> **Exercise prompt**
Return only the lines from the top of the data down to the one that holds "-0.025, -0.005, 0];", both included, without any pictures.

* Begin Raw data *

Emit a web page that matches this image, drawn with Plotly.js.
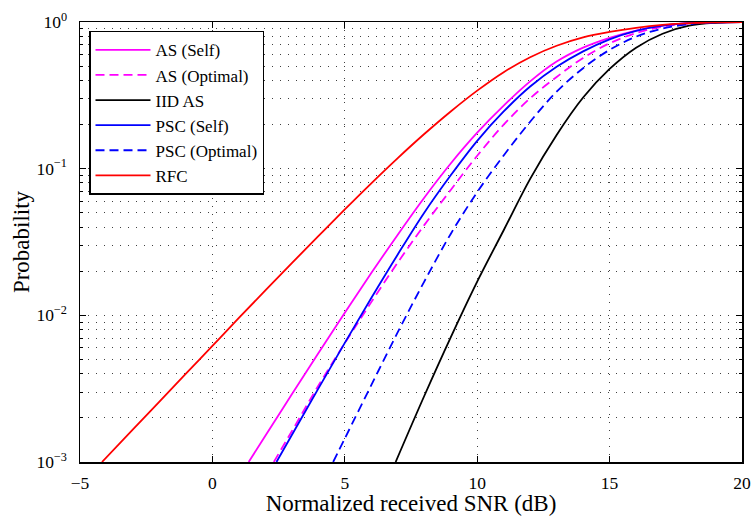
<!DOCTYPE html>
<html>
<head>
<meta charset="utf-8">
<script src="https://cdn.plot.ly/plotly-3.0.1.min.js"></script>
<style>
  html, body { margin: 0; padding: 0; background: #ffffff; }
  #chart { width: 753px; height: 516px; }
</style>
</head>
<body>
<div id="chart"></div>
<script>
// ---- Data (x: normalized received SNR in dB; values given as log10(probability)) ----
const seriesNames = ["AS (Self)", "AS (Optimal)", "IID AS", "PSC (Self)", "PSC (Optimal)", "RFC"];

const asSelfX   = [1.37, 2, 3, 4, 5, 6, 7, 8, 9, 10, 11, 12, 13, 14, 15, 16, 17, 18, 19, 20];
const asSelfLog = [-3, -2.821, -2.538, -2.258, -1.982, -1.712, -1.450, -1.198, -0.965, -0.755, -0.570, -0.405, -0.270, -0.175, -0.108, -0.058, -0.025, -0.008, -0.002, 0];

const asOptX    = [2.32, 3, 4, 5, 6, 7, 8, 9, 10, 11, 12, 13, 14, 15, 16, 17, 18, 19, 20];
const asOptLog  = [-3, -2.79, -2.48, -2.19, -1.91, -1.64, -1.385, -1.145, -0.912, -0.70, -0.52, -0.375, -0.245, -0.145, -0.075, -0.032, -0.010, -0.002, 0];

const iidX      = [6.92, 8, 9, 10, 11, 12, 13, 14, 15, 16, 17, 18, 19, 20];
const iidLog    = [-3, -2.55, -2.15, -1.77, -1.42, -1.07, -0.77, -0.515, -0.32, -0.175, -0.08, -0.025, -0.005, 0];

const pscSelfX  = [2.42, 3, 4, 5, 6, 7, 8, 9, 10, 11, 12, 13, 14, 15, 16, 17, 18, 19, 20];
const pscSelfLog= [-3, -2.816, -2.500, -2.188, -1.882, -1.585, -1.300, -1.045, -0.810, -0.610, -0.440, -0.305, -0.200, -0.118, -0.060, -0.025, -0.008, -0.002, 0];

const pscOptX   = [4.56, 5, 6, 7, 8, 9, 10, 11, 12, 13, 14, 15, 16, 17, 18, 19, 20];
const pscOptLog = [-3, -2.84, -2.476, -2.115, -1.77, -1.445, -1.16, -0.91, -0.68, -0.475, -0.315, -0.19, -0.10, -0.045, -0.015, -0.003, 0];

const rfcX      = [-4.17, -3, -2, -1, 0, 1, 2, 3, 4, 5, 6, 7, 8, 9, 10, 11, 12, 13, 14, 15, 16, 17, 18, 19, 20];
const rfcLog    = [-3, -2.778, -2.588, -2.398, -2.208, -2.018, -1.830, -1.644, -1.460, -1.278, -1.100, -0.928, -0.764, -0.610, -0.468, -0.342, -0.240, -0.162, -0.105, -0.068, -0.040, -0.020, -0.008, -0.002, 0];

const xTickVals = [-5, 0, 5, 10, 15, 20];
const xTickText = ["\u22125", "0", "5", "10", "15", "20"];
const yTickVals = [0.001, 0.01, 0.1, 1];
const yTickText = ["10<sup>\u22123</sup>", "10<sup>\u22122</sup>", "10<sup>\u22121</sup>", "10<sup>0</sup>"];

// ---- Build traces ----
const toProb = arr => arr.map(v => Math.pow(10, v));
const serif = "'Liberation Serif', 'DejaVu Serif', serif";

function tr(name, xs, logs, color, dash) {
  return {
    type: "scatter", mode: "lines", name: name,
    x: xs, y: toProb(logs),
    line: { color: color, width: 1.8, dash: dash, shape: "spline", smoothing: 1 }
  };
}

const data = [
  tr(seriesNames[0], asSelfX, asSelfLog, "#ff00ff", "solid"),
  tr(seriesNames[1], asOptX, asOptLog, "#ff00ff", "9px,5px"),
  tr(seriesNames[2], iidX, iidLog, "#000000", "solid"),
  tr(seriesNames[3], pscSelfX, pscSelfLog, "#0000ff", "solid"),
  tr(seriesNames[4], pscOptX, pscOptLog, "#0000ff", "9px,5px"),
  tr(seriesNames[5], rfcX, rfcLog, "#ff0000", "solid")
];

const minorY = [];
for (let d = -3; d < 0; d++) for (let k = 2; k <= 9; k++) minorY.push(k * Math.pow(10, d));

const gridCol = "rgba(0,0,0,0.75)";
const gridDash = "1px,7px";

const layout = {
  width: 753, height: 516,
  margin: { l: 80, r: 11, t: 22, b: 54 },
  paper_bgcolor: "#ffffff", plot_bgcolor: "#ffffff",
  font: { family: serif, color: "#000000", size: 17 },
  showlegend: true,
  legend: {
    x: 0.0136, y: 0.98, xanchor: "left", yanchor: "top",
    bgcolor: "#ffffff", bordercolor: "#000000", borderwidth: 1.5,
    font: { family: serif, size: 17, color: "#000000" },
    itemwidth: 55, tracegroupgap: 0
  },
  xaxis: {
    range: [-5, 20], type: "linear",
    tickmode: "array", tickvals: xTickVals, ticktext: xTickText,
    ticks: "inside", ticklen: 6, tickwidth: 1, tickcolor: "#000",
    mirror: "allticks", showline: true, linecolor: "#000", linewidth: 1.5,
    showgrid: true, gridcolor: gridCol, gridwidth: 1, griddash: gridDash,
    zeroline: false, ticklabelstandoff: 4,
    tickfont: { family: serif, size: 17.5 },
    title: { text: "Normalized received SNR (dB)", font: { family: serif, size: 23 }, standoff: 3 }
  },
  yaxis: {
    type: "log", range: [-3, 0],
    tickmode: "array", tickvals: yTickVals, ticktext: yTickText,
    ticks: "inside", ticklen: 6, tickwidth: 1, tickcolor: "#000",
    mirror: "allticks", showline: true, linecolor: "#000", linewidth: 1.5,
    showgrid: true, gridcolor: gridCol, gridwidth: 1, griddash: gridDash,
    minor: { tickvals: minorY, ticks: "inside", ticklen: 3, tickcolor: "#000", showgrid: true, gridcolor: gridCol, griddash: gridDash, gridwidth: 1 },
    zeroline: false, ticklabelstandoff: 8,
    tickfont: { family: serif, size: 17.5 },
    title: { text: "Probability", font: { family: serif, size: 23 }, standoff: 0 }
  }
};

Plotly.newPlot("chart", data, layout, { displayModeBar: false, staticPlot: true });
</script>
</body>
</html>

* End Raw data *

> **In response**
Emit a web page that matches this image, drawn with Plotly.js.
<!DOCTYPE html>
<html>
<head>
<meta charset="utf-8">
<script src="https://cdn.plot.ly/plotly-3.0.1.min.js"></script>
<style>
  html, body { margin: 0; padding: 0; background: #ffffff; }
  #chart { width: 753px; height: 516px; }
</style>
</head>
<body>
<div id="chart"></div>
<script>
// ---- Data (x: normalized received SNR in dB; values given as log10(probability)) ----
const seriesNames = ["AS (Self)", "AS (Optimal)", "IID AS", "PSC (Self)", "PSC (Optimal)", "RFC"];

const asSelfX   = [1.37, 2, 3, 4, 5, 6, 7, 8, 9, 10, 11, 12, 13, 14, 15, 16, 17, 18, 19, 20];
const asSelfLog = [-3, -2.821, -2.538, -2.258, -1.982, -1.712, -1.450, -1.198, -0.965, -0.755, -0.570, -0.405, -0.270, -0.175, -0.108, -0.058, -0.025, -0.008, -0.002, 0];

const asOptX    = [2.32, 3, 4, 5, 6, 7, 8, 9, 10, 11, 12, 13, 14, 15, 16, 17, 18, 19, 20];
const asOptLog  = [-3, -2.79, -2.48, -2.19, -1.91, -1.64, -1.385, -1.145, -0.912, -0.70, -0.52, -0.375, -0.245, -0.145, -0.075, -0.032, -0.010, -0.002, 0];

const iidX      = [6.92, 8, 9, 10, 11, 12, 13, 14, 15, 16, 17, 18, 19, 20];
const iidLog    = [-3, -2.55, -2.15, -1.77, -1.42, -1.07, -0.77, -0.515, -0.32, -0.175, -0.08, -0.025, -0.005, 0];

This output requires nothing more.